Two more rakuls came up over the rocky ridge, both bigger than the one they stared at. The biggest called sharply. The one close to them turned and jumped away, its thick tail thumping with every leap.
Charlie closed his eyes and took a deep breath, then opened them and double-checked. Nothing. “It's fine, Jean Paul,” he whispered. “It's all fine. It's gone. They're gone. There were three of them.” He turned and did a three-sixty visual scan of the area. “The tongats are gone, too.”
Jean Paul's relieved laugh on the other end broke the spell. “Wouldn't you be gone if you could run fast enough to outpace a rakul?”
“Even the one the boy shot got away.”
“They're lucky beasties,” Jean Paul said.
“The tongats? You bet. I'm bringing the kids in.”
It took thirty minutes to bundle the body and the two living kids into the skimmer. “I don't have helmets that fit you,” he told them. “You'll have to close your eyes when we go fast.”
“Okay.”
Even though they weren't moving fast yet, Sam had his eyes closed when he said, “The rakuls might be big enough.”
“Big enough for what?” Charlie asked him as he stepped on the gas a little, sending the skimmer lurching lightly forward.
“Big enough to stop the ice pirates.”
Charlie blinked. “Probably not.
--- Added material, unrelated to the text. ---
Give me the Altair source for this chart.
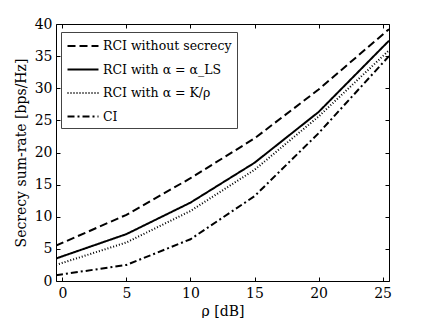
import altair as alt
import pandas as pd

# values
x_vals = [-0.5, 5, 10, 15, 20, 25.5]
no_secrecy = [5.5, 10.3, 16.0, 22.2, 29.8, 39.2]
rci_ls = [3.5, 7.3, 12.2, 18.4, 26.3, 37.4]
rci_k = [2.5, 6.0, 10.9, 17.3, 25.6, 35.9]
ci = [0.9, 2.5, 6.5, 13.2, 23.0, 35.0]

series_names = [
    "RCI without secrecy",
    "RCI with α = α_LS",
    "RCI with α = K/ρ",
    "CI",
]
series_vals = [no_secrecy, rci_ls, rci_k, ci]
dashes = [[8, 4], [1, 0], [1, 2], [7, 3, 2, 3]]
widths = [2, 2, 1.2, 2]

x_ticks = [0, 5, 10, 15, 20, 25]
y_ticks = [0, 5, 10, 15, 20, 25, 30, 35, 40]

rows = []
for name, vals in zip(series_names, series_vals):
    for i, (xv, yv) in enumerate(zip(x_vals, vals)):
        rows.append({"x": xv, "y": yv, "series": name, "order": i})
df = pd.DataFrame(rows)

W, H = 333, 257
FONT = "DejaVu Serif"

xscale = alt.Scale(domain=[-0.5, 25.5], nice=False, zero=False)
yscale = alt.Scale(domain=[0, 40], nice=False)

base = alt.Chart(df)

legend = alt.Legend(title=None, labelFont=FONT, labelFontSize=12.5, labelColor="black")

lines = base.mark_line(color="black", clip=True).encode(
    x=alt.X("x:Q", scale=xscale,
            axis=alt.Axis(orient="bottom", values=x_ticks, tickSize=0, domain=False,
                          grid=False, labelPadding=5, title="ρ [dB]",
                          titlePadding=4, titleFont=FONT, titleFontSize=14,
                          titleFontWeight="normal", labelFont=FONT, labelFontSize=14,
                          labelColor="black", titleColor="black")),
    y=alt.Y("y:Q", scale=yscale,
            axis=alt.Axis(orient="left", values=y_ticks, tickSize=0, domain=False,
                          grid=False, labelPadding=4, title="Secrecy sum-rate [bps/Hz]",
                          titlePadding=6, titleFont=FONT, titleFontSize=14,
                          titleFontWeight="normal", labelFont=FONT, labelFontSize=14,
                          labelColor="black", titleColor="black")),
    strokeDash=alt.StrokeDash("series:N",
                              scale=alt.Scale(domain=series_names, range=dashes),
                              legend=legend),
    strokeWidth=alt.StrokeWidth("series:N",
                                scale=alt.Scale(domain=series_names, range=widths),
                                legend=legend),
    order="order:Q",
)

tick_common = dict(labels=False, domain=False, grid=False, title=None,
                   tickSize=4, tickColor="black", tickWidth=1)

ticks_a = base.mark_point(opacity=0).encode(
    x=alt.X("x:Q", scale=xscale,
            axis=alt.Axis(orient="top", offset=-H, values=x_ticks, **tick_common)),
    y=alt.Y("y:Q", scale=yscale,
            axis=alt.Axis(orient="right", offset=-W, values=y_ticks, **tick_common)),
)
ticks_b = base.mark_point(opacity=0).encode(
    x=alt.X("x:Q", scale=xscale,
            axis=alt.Axis(orient="bottom", offset=-H, values=x_ticks, **tick_common)),
    y=alt.Y("y:Q", scale=yscale,
            axis=alt.Axis(orient="left", offset=-W, values=y_ticks, **tick_common)),
)

chart = alt.layer(lines, ticks_a, ticks_b).resolve_axis(
    x="independent", y="independent"
).properties(
    width=W, height=H,
    autosize=alt.AutoSizeParams(type="none"),
    padding={"left": 48, "top": 16, "right": 10, "bottom": 38},
).configure(
    font=FONT
).configure_view(
    stroke="black", strokeWidth=1
).configure_legend(
    orient="none", legendX=5, legendY=8,
    fillColor="white", strokeColor="#444", padding=5,
    symbolType="M-2,0H2", symbolSize=240, symbolOffset=8,
    symbolStrokeColor="black", labelOffset=11,
    labelFont=FONT, labelFontSize=12.5, labelColor="black",
    rowPadding=7.5, labelLimit=300,
)

chart.save("out.html", embed_options={"renderer": "svg", "actions": False})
Hard for flesh to stand up to machines. But the ice pirates can't get here. We're way inside the Ring.”
“Pirates have been coming inside the Ring. More than usual.”
Charlie stiffened. “Who told you that?”
“My dad.”
“Was he trying to scare you?”
Sam was quiet for a long time. Eventually he said, “No. I think he was scared.”
CHAPTER TWO
NONA
The room reeked of antiseptic and medication, the sharp scents fighting the thick flowery smell of lilies. It was enough to
make
someone sick. Nona coughed. The miasma of smells clotting her throat felt like death. Death was closeâvery close. Her mother Marcelle's skin had gone the white of the nurse's uniforms, so thin that spidery veins latticed her cheeks and ran in red threads along the pale line of her neck. Her body had thinned too; she could be a child huddled under the soft blue throw.